I am currently working on bringing high quality content, for example video essays, to a Peertube instance of my choosing. I'll link it in the forum when something's done. The more people participate the more content there will be which draws in more people and so on.
I have to agree with that last point. The best communities are those that are generally focused around a specific topic or even a specific project. You will always have something in common with the others, you will generally meet people who are somewhat similar to you, and there will be plenty of things and tangents to talk about there.
Bad communities are usually those that are centered around nothing or only around the fact that they are a community. You will meet all kinds of people there that are very different from you, and that leads to clashes over ideology or lived experience, and so on. Meeting people different from you is generally a good thing, but communities with deep trenches can be toxic.
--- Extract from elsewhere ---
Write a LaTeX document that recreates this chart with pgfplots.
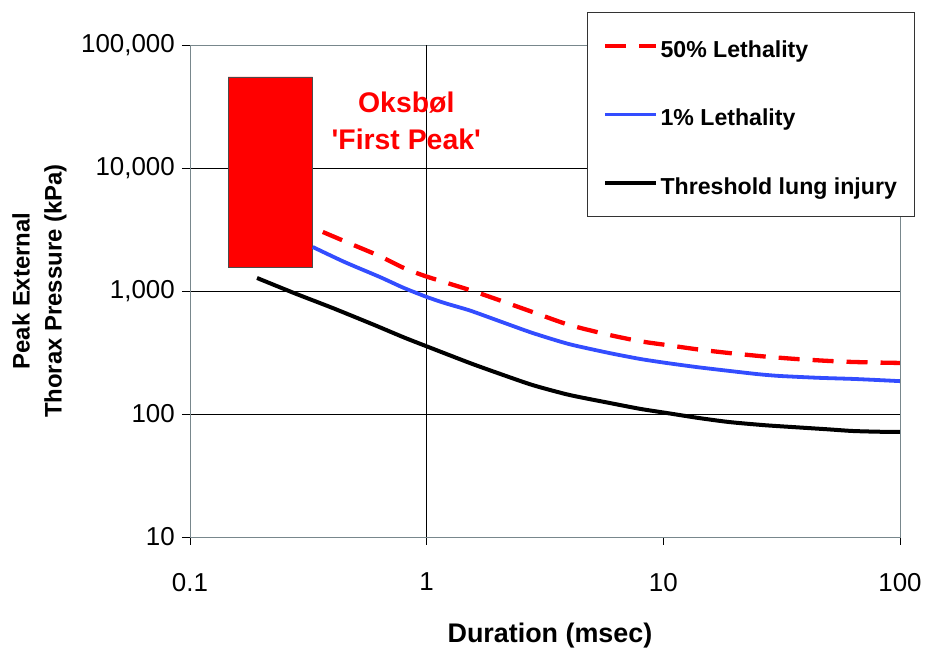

Oh, and of course, moderation that actually takes a clear side against bigotry. One of my favorite hobbies used to be GTA roleplaying (the old text based serious stuff on GTA San An, not the cheap voice chat based streamer knockoff for GTA V), but the community was made up almost entirely of conservative edgy young teenagers, often from countries where the general baseline is even more conservative than in the West. The moderators always hid behind the "let them have fun and take a joke, or are you triggered" thing, which made the entire community unsafe and full of bullying hiding away behind plausible deniability and "u mad bro". Was like that everywhere.
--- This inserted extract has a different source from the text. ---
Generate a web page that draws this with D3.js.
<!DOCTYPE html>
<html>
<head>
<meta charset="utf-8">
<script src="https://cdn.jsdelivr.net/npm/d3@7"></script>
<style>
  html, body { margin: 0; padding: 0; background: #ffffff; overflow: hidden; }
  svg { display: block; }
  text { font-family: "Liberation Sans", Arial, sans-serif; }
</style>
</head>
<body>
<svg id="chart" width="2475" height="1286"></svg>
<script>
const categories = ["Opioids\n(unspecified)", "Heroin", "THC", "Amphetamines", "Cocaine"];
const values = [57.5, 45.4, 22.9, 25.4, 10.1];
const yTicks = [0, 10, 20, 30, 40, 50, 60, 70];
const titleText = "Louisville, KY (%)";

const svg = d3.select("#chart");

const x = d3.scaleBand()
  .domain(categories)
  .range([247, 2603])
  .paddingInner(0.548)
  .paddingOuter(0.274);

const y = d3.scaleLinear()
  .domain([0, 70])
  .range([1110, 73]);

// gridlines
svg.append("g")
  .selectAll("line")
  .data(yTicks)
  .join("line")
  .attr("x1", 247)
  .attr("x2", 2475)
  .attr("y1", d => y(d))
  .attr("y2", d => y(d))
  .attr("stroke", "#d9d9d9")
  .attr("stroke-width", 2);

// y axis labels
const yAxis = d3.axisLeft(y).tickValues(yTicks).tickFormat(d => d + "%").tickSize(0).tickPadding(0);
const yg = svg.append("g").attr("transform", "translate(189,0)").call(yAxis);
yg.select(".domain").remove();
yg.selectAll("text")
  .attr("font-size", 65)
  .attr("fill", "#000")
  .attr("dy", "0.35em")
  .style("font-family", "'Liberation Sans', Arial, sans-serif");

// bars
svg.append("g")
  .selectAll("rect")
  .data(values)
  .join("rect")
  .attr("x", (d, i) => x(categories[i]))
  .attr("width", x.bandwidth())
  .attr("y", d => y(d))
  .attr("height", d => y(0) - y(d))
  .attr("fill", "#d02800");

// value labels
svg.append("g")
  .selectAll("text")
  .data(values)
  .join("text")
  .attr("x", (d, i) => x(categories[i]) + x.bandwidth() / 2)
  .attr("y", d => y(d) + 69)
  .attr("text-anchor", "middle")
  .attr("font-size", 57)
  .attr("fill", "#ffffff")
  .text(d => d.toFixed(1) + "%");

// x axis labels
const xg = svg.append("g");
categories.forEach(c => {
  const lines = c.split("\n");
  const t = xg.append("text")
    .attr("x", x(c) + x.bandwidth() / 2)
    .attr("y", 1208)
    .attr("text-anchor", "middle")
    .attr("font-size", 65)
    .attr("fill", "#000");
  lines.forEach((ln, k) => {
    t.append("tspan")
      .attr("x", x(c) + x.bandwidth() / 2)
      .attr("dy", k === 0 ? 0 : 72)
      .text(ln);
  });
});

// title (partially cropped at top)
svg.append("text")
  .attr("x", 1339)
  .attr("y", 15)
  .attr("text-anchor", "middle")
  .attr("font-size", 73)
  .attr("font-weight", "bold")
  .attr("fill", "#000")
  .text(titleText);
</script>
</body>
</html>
Iv never understood why people get so into My Little Pony
Honestly, I have nothing to do with the show or fandom anymore, but back when I was into it, I just enjoyed the simple mundane nature of things that was new to me. It was a surprisingly engaging show about friendship and slice-of-life, when every other cartoon on offer was about action and violence. I have never been a horse person, so that part did not appeal to me specifically, but I enjoyed the worldbuilding and the little details the show cared to establish. Something in my brain is tickled by sorting things into categories and generics, and the idea of having a natural tattoo that appeared when you find your inherent purpose just fulfilled that weird mental need for me, for example.
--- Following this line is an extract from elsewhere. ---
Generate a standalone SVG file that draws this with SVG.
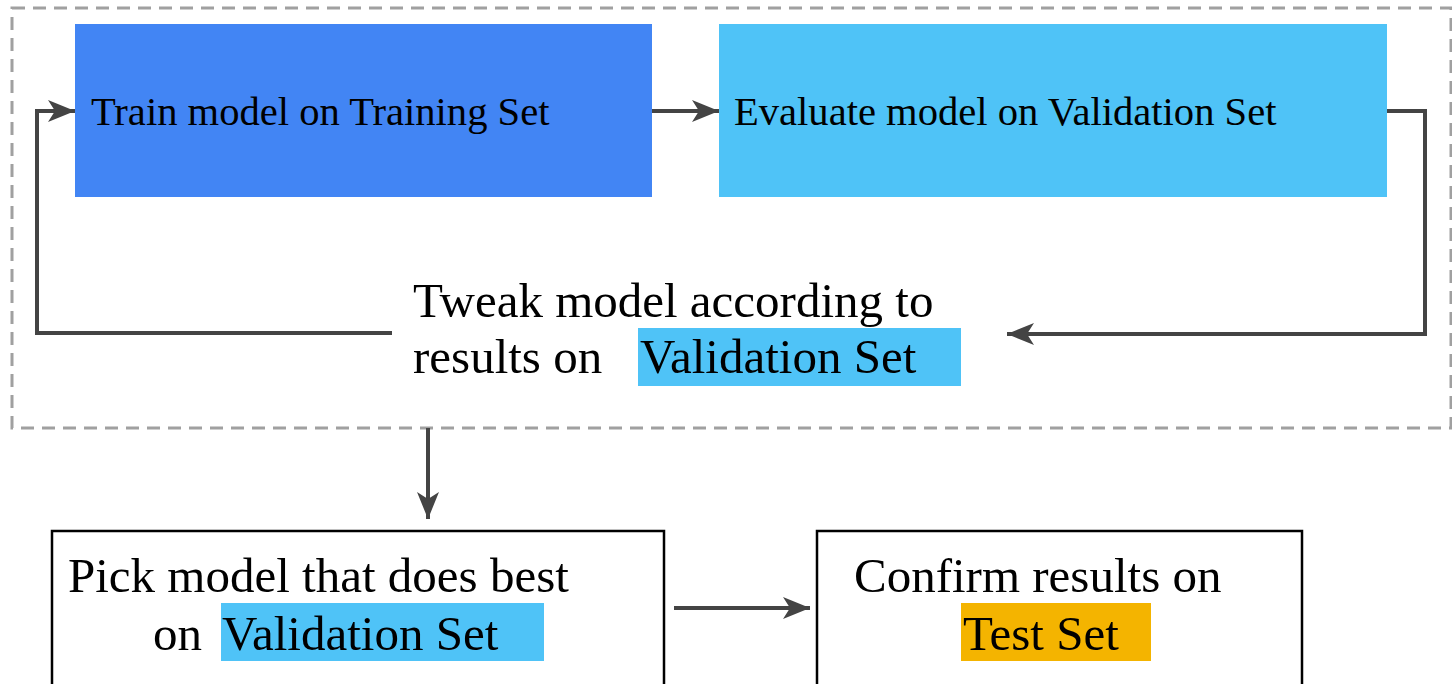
<svg xmlns="http://www.w3.org/2000/svg" width="1452" height="684" viewBox="0 0 1452 684">
<style>
.t{font-family:'Liberation Serif','Tinos','Times New Roman','DejaVu Serif',serif;fill:#000}
.s{font-size:40.6px}
.l{font-size:49px}
.c{fill:none;stroke:#444;stroke-width:4}
</style>
<defs>
<marker id="ah" markerUnits="userSpaceOnUse" markerWidth="30" markerHeight="24" refX="27" refY="11" orient="auto" viewBox="0 0 30 24">
<path d="M27,11 L0,0 L7,11 L0,22 Z" fill="#444"/>
</marker>
</defs>
<rect width="1452" height="684" fill="#fff"/>
<g id="loop-frame">
<rect x="12" y="8" width="1439" height="420" fill="none" stroke="#a0a0a0" stroke-width="3" stroke-dasharray="13 8"/>
</g>
<g id="train">
<rect x="75" y="24" width="577" height="173" fill="#4285f4"/>
<text class="t s" x="91" y="125">Train model on Training Set</text>
</g>
<g id="evaluate">
<rect x="719" y="24" width="668" height="173" fill="#4fc3f7"/>
<text class="t s" x="734" y="125">Evaluate model on Validation Set</text>
</g>
<g id="tweak">
<rect x="638" y="328" width="323" height="58" fill="#4fc3f7"/>
<text class="t l" x="413" y="317">Tweak model according to</text>
<text class="t l" x="413" y="373">results on</text>
<text class="t l" x="640" y="373">Validation Set</text>
</g>
<g id="pick">
<rect x="52" y="531" width="612" height="170" fill="#fff" stroke="#000" stroke-width="2.5"/>
<rect x="221" y="603" width="323" height="58" fill="#4fc3f7"/>
<text class="t l" x="68" y="592">Pick model that does best</text>
<text class="t l" x="153" y="650">on</text>
<text class="t l" x="222" y="650">Validation Set</text>
</g>
<g id="confirm">
<rect x="817" y="531" width="485" height="170" fill="#fff" stroke="#000" stroke-width="2.5"/>
<rect x="961" y="603" width="190" height="58" fill="#f4b400"/>
<text class="t l" x="854" y="592">Confirm results on</text>
<text class="t l" x="963" y="650">Test Set</text>
</g>
<g id="connectors">
<path class="c" d="M652,111 L719,111" marker-end="url(#ah)"/>
<path class="c" d="M1387,111 L1425,111 L1425,334 L1007,334" marker-end="url(#ah)"/>
<path class="c" d="M392,333 L37,333 L37,111 L75,111" marker-end="url(#ah)"/>
<path class="c" d="M428,428 L428,519" marker-end="url(#ah)"/>
<path class="c" d="M674,608 L810,608" marker-end="url(#ah)"/>
</g>
</svg>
When it got darker and more action oriented with season 4 or whatever it was, I dropped it like hot coals and never looked back. And of course, the community was really creepy at times so that was another factor.
AMVs don't ring a bell, but in my... *sigh* in my brony phase when I was like 12, I used to listen to a guy called Ken Ashcorp make MLP-themed music videos.
That's crazy, with the exception of WDM I have used every single one of these projects you maintain! Qutebrowser is my go-to browser when on tiling or otherwise keyboard-driven systems, Lynx and Links I flip-flopped between when in the TUI, and with some of my retro builds I surely used the i586/i386 architectures' tools too. I put an up-to-date Devuan on an old Fujitsu Lifebook from 2001, for example, earlier this year. And I have a mechanical keyboard too (a Coolermaster)!
I always wonder whether it's surreal for people who have seen all this technology coming and going as it happened to see young people like us celebrate it as a 'revival'. I wonder what I'd think if some day, people will pull out their PS3s or Switch consoles, tower PCs, Windows 10, Xorg, Minecraft, Facebook, as 'retro revivals'.
Either way, glad to have you on board!
Oh, and... Proposal D for the Debian developers' vote please?